Subject
“The poems in this collection are interested in making the elusive palpable, or, as Mullen writes in the poem ‘Assembly,’ with putting ‘a pressure on the actual to reveal (betray, both senses) its meaning.’ And she never shies away from the difficulty surrounding this endeavor.... ”
--Julie Reid
"The obsessive force of this poetry, ruptured by caesura and stanza, is remarkable. Despite the considerable intellectual torque, the poems, concerned always with identity, the borders of the I and the Here, are quite funny in passages.
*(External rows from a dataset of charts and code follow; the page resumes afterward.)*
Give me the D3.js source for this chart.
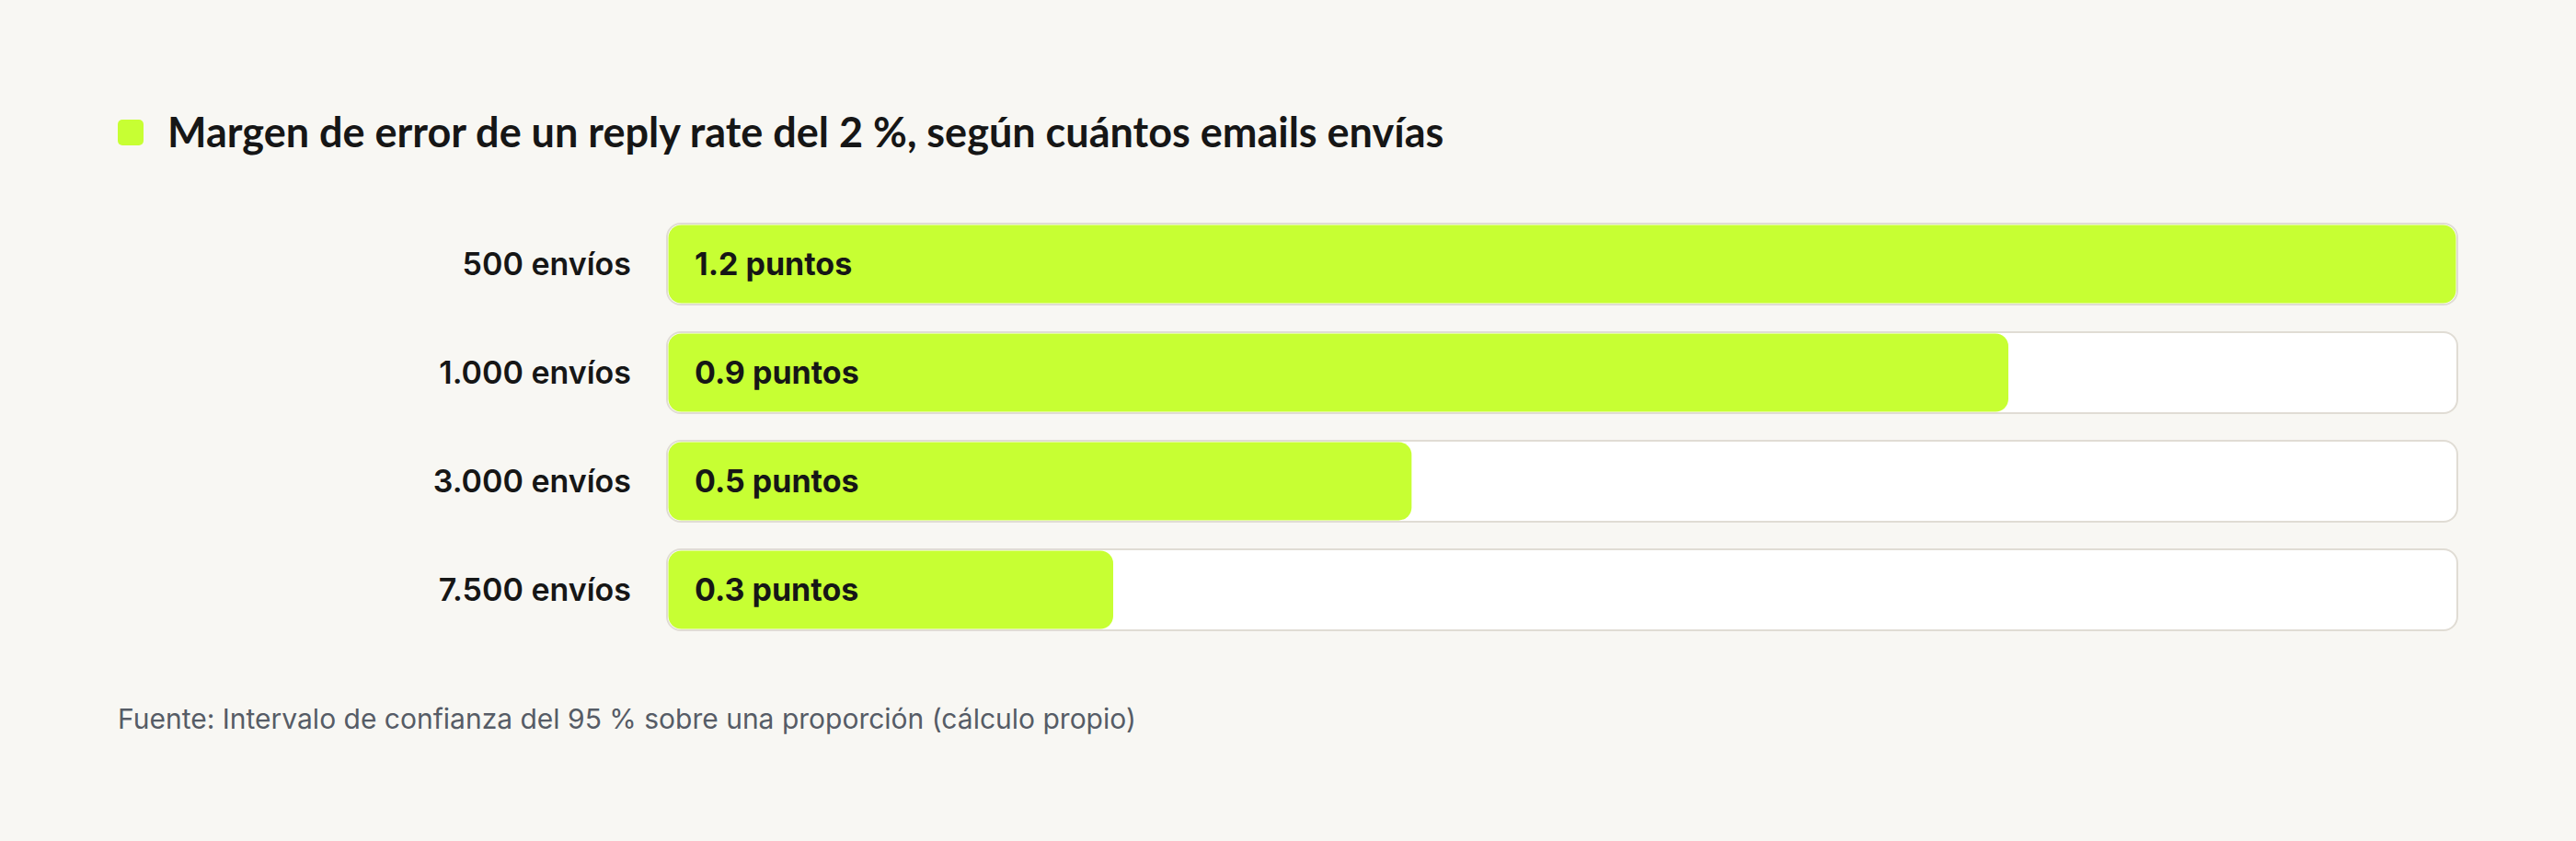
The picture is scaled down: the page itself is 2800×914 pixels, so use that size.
<!DOCTYPE html>
<html>
<head>
<meta charset="utf-8">
<script src="https://cdn.jsdelivr.net/npm/d3@7"></script>
<style>
  html, body { margin: 0; padding: 0; background: #f8f7f3; }
  svg { display: block; }
  .title { font-family: Lato, Inter, sans-serif; font-weight: 700; fill: #161616; }
  .cat { font-family: Inter, "Noto Sans", sans-serif; font-weight: 600; fill: #161616; }
  .val { font-family: Inter, "Noto Sans", sans-serif; font-weight: 700; fill: #161616; }
  .source { font-family: Inter, "Noto Sans", sans-serif; font-weight: 400; fill: #565c66; }
</style>
</head>
<body>
<div id="chart"></div>
<script>
const categories = ["500 envíos", "1.000 envíos", "3.000 envíos", "7.500 envíos"];
const margins = [1.2, 0.9, 0.5, 0.3];
const valueLabels = ["1.2 puntos", "0.9 puntos", "0.5 puntos", "0.3 puntos"];
const titleText = "Margen de error de un reply rate del 2 %, según cuántos emails envías";
const sourceText = "Fuente: Intervalo de confianza del 95 % sobre una proporción (cálculo propio)";

const data = categories.map((c, i) => ({ cat: c, value: margins[i], label: valueLabels[i] }));

const W = 2800, H = 914;
const plot = { left: 725, right: 2671, top: 243, bottom: 685 };

const svg = d3.select("#chart").append("svg")
  .attr("width", W)
  .attr("height", H);

svg.append("rect").attr("width", W).attr("height", H).attr("fill", "#f8f7f3");

// title with legend square
svg.append("rect")
  .attr("x", 128).attr("y", 130)
  .attr("width", 28).attr("height", 28)
  .attr("rx", 5)
  .attr("fill", "#c7ff33");

svg.append("text")
  .attr("class", "title")
  .attr("x", 182).attr("y", 160)
  .attr("font-size", 45)
  .text(titleText);

const x = d3.scaleLinear()
  .domain([0, 1.2])
  .range([0, plot.right - plot.left]);

const y = d3.scaleBand()
  .domain(categories)
  .range([plot.top, plot.bottom])
  .paddingInner(30 / 118)
  .paddingOuter(0);

const rows = svg.append("g")
  .selectAll("g")
  .data(data)
  .join("g")
  .attr("transform", d => `translate(0, ${y(d.cat)})`);

const bh = y.bandwidth();

// track
rows.append("rect")
  .attr("x", plot.left)
  .attr("y", 0)
  .attr("width", plot.right - plot.left)
  .attr("height", bh)
  .attr("rx", 15)
  .attr("fill", "#ffffff")
  .attr("stroke", "#e0dcd4")
  .attr("stroke-width", 2);

// fill
rows.append("rect")
  .attr("x", plot.left + 1.5)
  .attr("y", 1.5)
  .attr("width", d => Math.max(0, x(d.value) - 3))
  .attr("height", bh - 3)
  .attr("rx", 14)
  .attr("fill", "#c7ff33");

rows.append("text")
  .attr("class", "cat")
  .attr("x", plot.left - 39)
  .attr("y", bh / 2)
  .attr("dy", "0.36em")
  .attr("text-anchor", "end")
  .attr("font-size", 34)
  .text(d => d.cat);

rows.append("text")
  .attr("class", "val")
  .attr("x", plot.left + 30)
  .attr("y", bh / 2)
  .attr("dy", "0.36em")
  .attr("font-size", 34)
  .text(d => d.label);

svg.append("text")
  .attr("class", "source")
  .attr("x", 128).attr("y", 792)
  .attr("font-size", 30)
  .text(sourceText);
</script>
</body>
</html>
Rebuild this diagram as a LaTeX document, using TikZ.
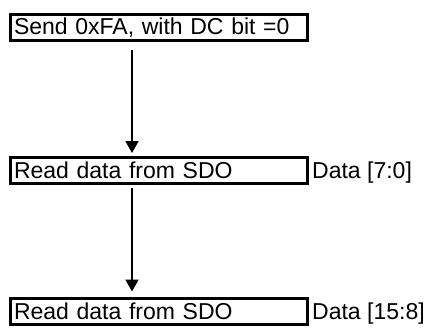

The drama of this work is gripping, convulsive, and intense."
--Forrest Gander
“To write today in English means using an idiom that is hegemonic, ‘globalized,’ no longer national. Vacated. A human, though, is necessarily sited, and here we find Mullen’s Subject. Its movement open to both “(gone) and suture,” it grasps an anxiety in American speech too often covered over by Americans, though it’s visible in the world. To cite Agamben” ‘the ethical subject is a subject that bears witness to a desubjectification.’ Mullen’s ‘subject’ is not one of triumphalism; it articulates the ‘no-one,’ the ‘not-even-who’ that generates being’s fiber, its viscosity, presence. In Mullen, ‘Belonging to a body / To itself unrecognizable’ is followed by ‘Open the doors. Here.’ Her ‘here’ is poetry that American English needs.”